If you want 250 watts or less for a bit of assistance with pedaling and ~20 miles of range, a conversion kit is fine.
But if you have to deal with serious hills or want to use throttle-only, 250W won't be enough. IMO 750W is the bare minimum for that, and it requires a bigger motor, bigger battery, and disc brakes.* That costs a lot more and it's easier (and probably cheaper) to just buy the whole bike than convert what you have.
*Disc brakes are essential for higher-powered e-bikes because such bikes move faster and are much heavier than regular bikes. They need more serious stopping power than rim brakes can provide.

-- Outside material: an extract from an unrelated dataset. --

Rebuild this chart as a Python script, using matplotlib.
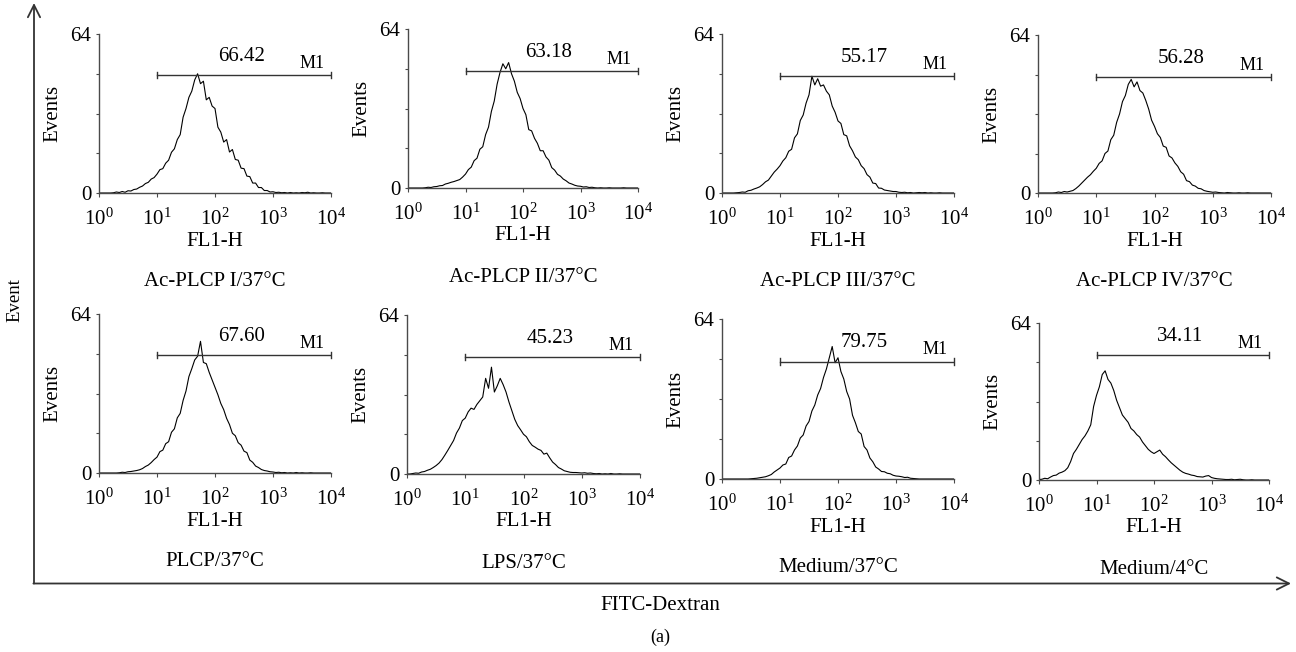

Currently 250W and 15.5mph are the current legal limits in the UK. If want buy bigger and take it on the road without registering it as a motorbike, getting an MOT and insurance or paying your road tax, then you may find the rossers feeling your collar.
I ride with a friend who has gone MTB electric. I leave him behind on the flat but he gets it back on the hills. He's fine for well in excess of 40 miles. Range is mainly an issue of battery size not the wattage.
If you want to use throttle only, then you're no longer riding a pedal-ec and are riding an electric motorcycle (and will consequently need the appropriate licence, insurance and vehicle type approval).
In the US if the bike is powered by a 750 watt or smaller motor and travels at 20 mph or less, it's still an electric bike -- not a motorcycle -- even when powered solely by the battery.
> 250W won't be enough. IMO 750W is the bare minimum
Those numbers seem huge. I can only put out about 150W sustained, so a 250W motor boost on top of that sounds like a lot. That would have me at 400W combined which is nearly pro-rider territory.
Pro riders are riding 17-lb bikes. An electric bike with a big motor and battery is closer to 60 lbs. Electric bikes are governed by something similar to the rocket equation.
But if you have to deal with serious hills or want to use throttle-only, 250W won't be enough. IMO 750W is the bare minimum for that, and it requires a bigger motor, bigger battery, and disc brakes.* That costs a lot more and it's easier (and probably cheaper) to just buy the whole bike than convert what you have.
*Disc brakes are essential for higher-powered e-bikes because such bikes move faster and are much heavier than regular bikes. They need more serious stopping power than rim brakes can provide.